The Philadelphia store won't be a signature design like the Cube, but it will incorporate key elements of the BCJ prototype, from the minimal scrim of the glass facade to the strict linear arrangement of the tables and products. A second-floor seminar room should help make it a gathering place.
Since BCJ completed the Cube, glass panels have become even stronger. In November, Bohlin and the firm opened a stand-alone Apple store at 67th Street and Broadway that turns the idea of the Cube inside-out, even while offering a paean to glass.
On a trapezoid site, the store is flanked on three sides by 60-foot-high, solid walls lined in a pale Tennessee marble that Jobs selected. But this is also no dark, confined space: The roof is a gently curved glass vault supported by impossibly thin metal beams. Because of the soaring height and transparency, it's as bright as outdoors. Bohlin modestly described the design as a "market hall" - full of Apples - but it could also be considered a minimalist update on the venerable reading room at New York's 42d Street public library.

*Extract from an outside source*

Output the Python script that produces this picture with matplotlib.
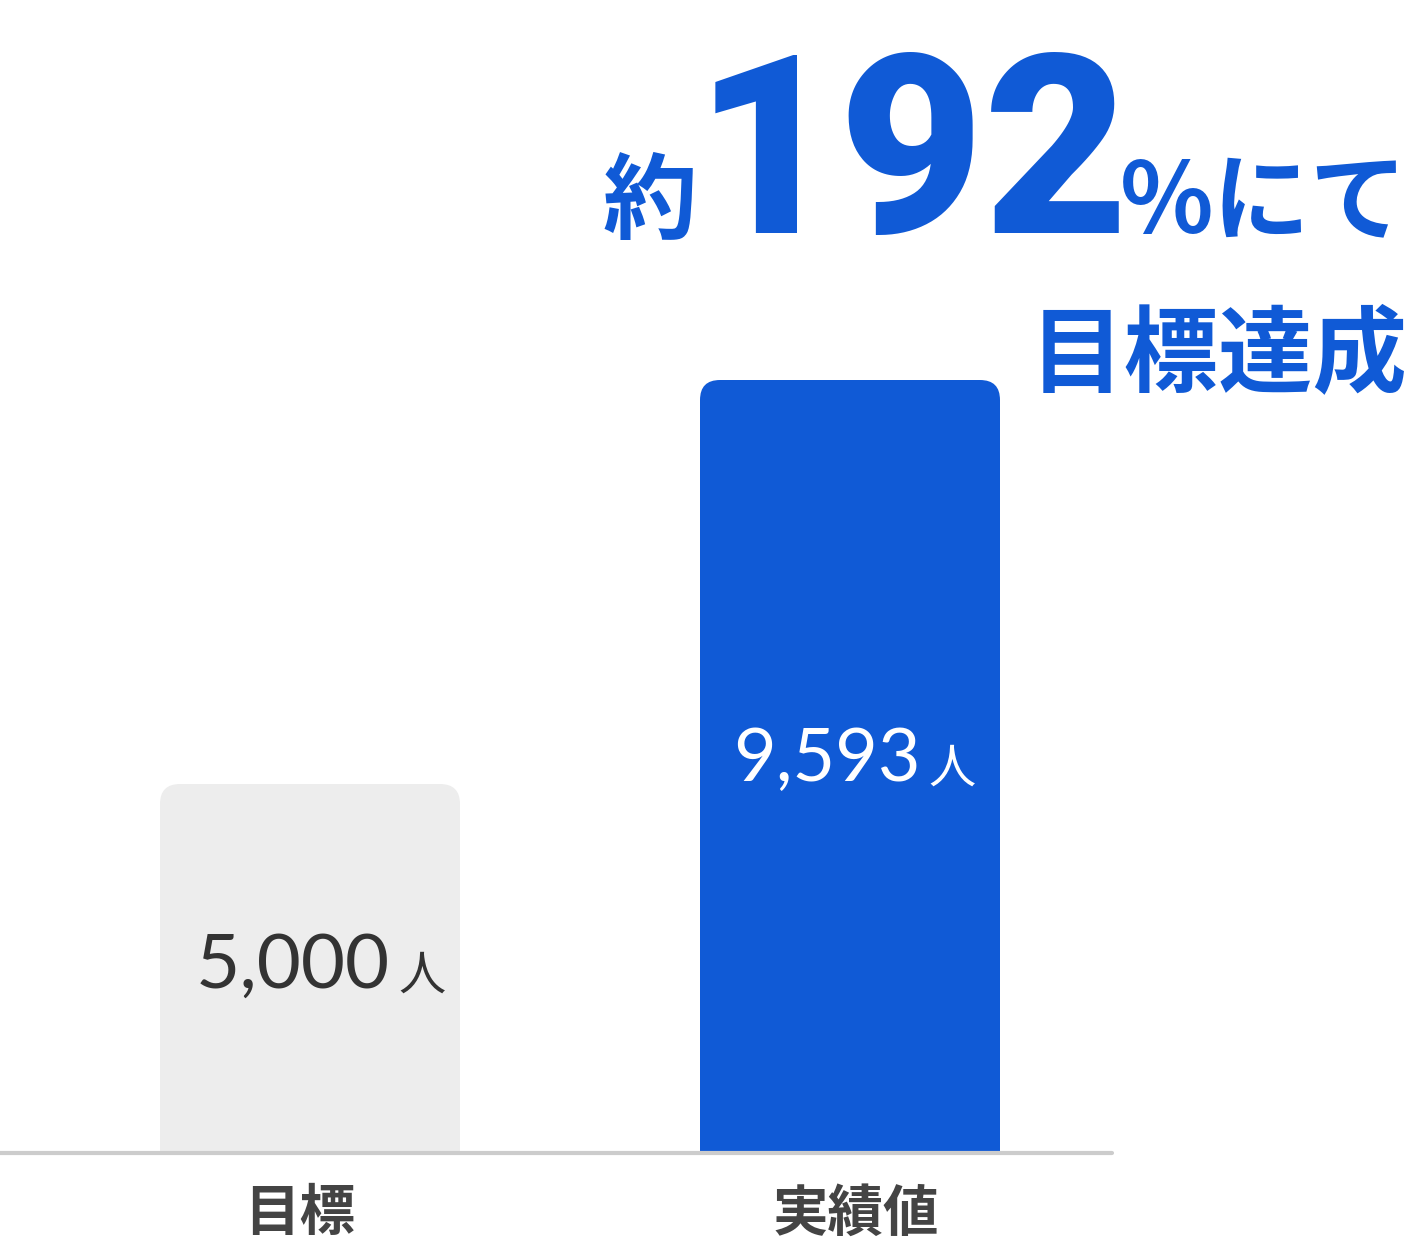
import matplotlib
matplotlib.use("Agg")
import matplotlib.pyplot as plt
from matplotlib.patches import FancyBboxPatch
import matplotlib.transforms as mtransforms

plt.rcParams['font.family'] = ['Noto Sans CJK JP', 'DejaVu Sans']

categories = ['目標', '実績値']
values = [5000, 9593]
value_labels = ['5,000', '9,593']
unit = '人'
headline_pre = '約'
headline_num = '192'
headline_post = '%にて'
headline_line2 = '目標達成'

blue = '#105ad6'
gray_bar = '#ededed'
bar_colors = [gray_bar, blue]
num_colors = ['#333333', '#ffffff']

W, H = 1408, 1260
fig = plt.figure(figsize=(W / 100, H / 100), dpi=100)

# axes placed so the baseline sits at y=1153px, bars 300px wide
base_px, top_px = 1153, 380
ax = fig.add_axes([0, (H - base_px) / H, 1112 / W, (base_px - top_px) / H])
ymin = 805
ax.set_ylim(ymin, values[1])
ax.set_xlim(-310 / 540, 1 + 262 / 540)

bw = 300 / 540
x_units_px = 1 / 540
y_units_px = (values[1] - ymin) / (base_px - top_px)
for i, (v, c) in enumerate(zip(values, bar_colors)):
    p = FancyBboxPatch((i - bw / 2, 0), bw, v,
                       boxstyle="round,pad=0,rounding_size=%f" % (20 * x_units_px),
                       mutation_aspect=y_units_px / x_units_px,
                       fc=c, ec='none', zorder=2)
    ax.add_patch(p)

ax.set_yticks([])
ax.set_xticks(range(len(categories)))
ax.set_xticklabels(categories, fontsize=40, fontweight='bold', color='#444444')
ax.tick_params(axis='x', length=0, pad=24)
# small horizontal nudges of the category labels (px)
for lab, dx in zip(ax.get_xticklabels(), [-10, 6]):
    lab.set_transform(lab.get_transform() + mtransforms.Affine2D().translate(dx, 0))
for s in ['top', 'left', 'right']:
    ax.spines[s].set_visible(False)
ax.spines['bottom'].set_color('#cccccc')
ax.spines['bottom'].set_linewidth(3)
ax.spines['bottom'].set_capstyle('round')
ax.spines['bottom'].set_zorder(3)

# value labels inside bars
label_y = [2680, 5030]
num_right = [0.148, 0.130]
label_size = [55, 53]
for i, v in enumerate(values):
    ax.text(i + num_right[i], label_y[i], value_labels[i], ha='right', va='baseline',
            fontsize=label_size[i], family='Lato', color=num_colors[i], zorder=4)
    ax.text(i + num_right[i] + 0.015, label_y[i] - 20, unit, ha='left', va='baseline',
            fontsize=34, color=num_colors[i], zorder=4)

# headline
def fx(px):
    return px / W

def fy(px):
    return (H - px) / H

fig.text(fx(697), fy(232), headline_pre, ha='right', va='baseline', fontsize=68,
         fontweight='bold', color=blue)
fig.text(fx(912), fy(233), headline_num, ha='center', va='baseline', fontsize=180,
         family='Roboto', fontweight='black', color=blue)
fig.text(fx(1120), fy(232), headline_post, ha='left', va='baseline', fontsize=70,
         fontweight='bold', color=blue)
fig.text(fx(1408), fy(385), headline_line2, ha='right', va='baseline', fontsize=68,
         fontweight='bold', color=blue)

fig.savefig('out.png', dpi=100)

It's ironic that Bohlin has become a master of glass, because he spent much of his career working in wood. His early houses, including the celebrated "Green house" built for his parents in the Connecticut countryside, were inspired by wooden cabins and often used tree trunks as columns and beams. Those designs also tended to disappear into the surroundings, just like Apple's Cube.
Bohlin sees his Apple work as part of a continuum, a lifetime interest in getting at the essence of architecture. For other architects, Bohlin's work is a corrective to a period of excess.
"People are tiring of spectacle," argued Cywinski.
His buildings aren't "some Cool Whip dropped on the site," added Timberlake. "They're a return to elemental geometry."
Once, highbrow cultural buildings were the architectural trendsetters. But the broad appeal of Bohlin's Apple designs suggests that our common retail spaces may be what set the design agenda in the future.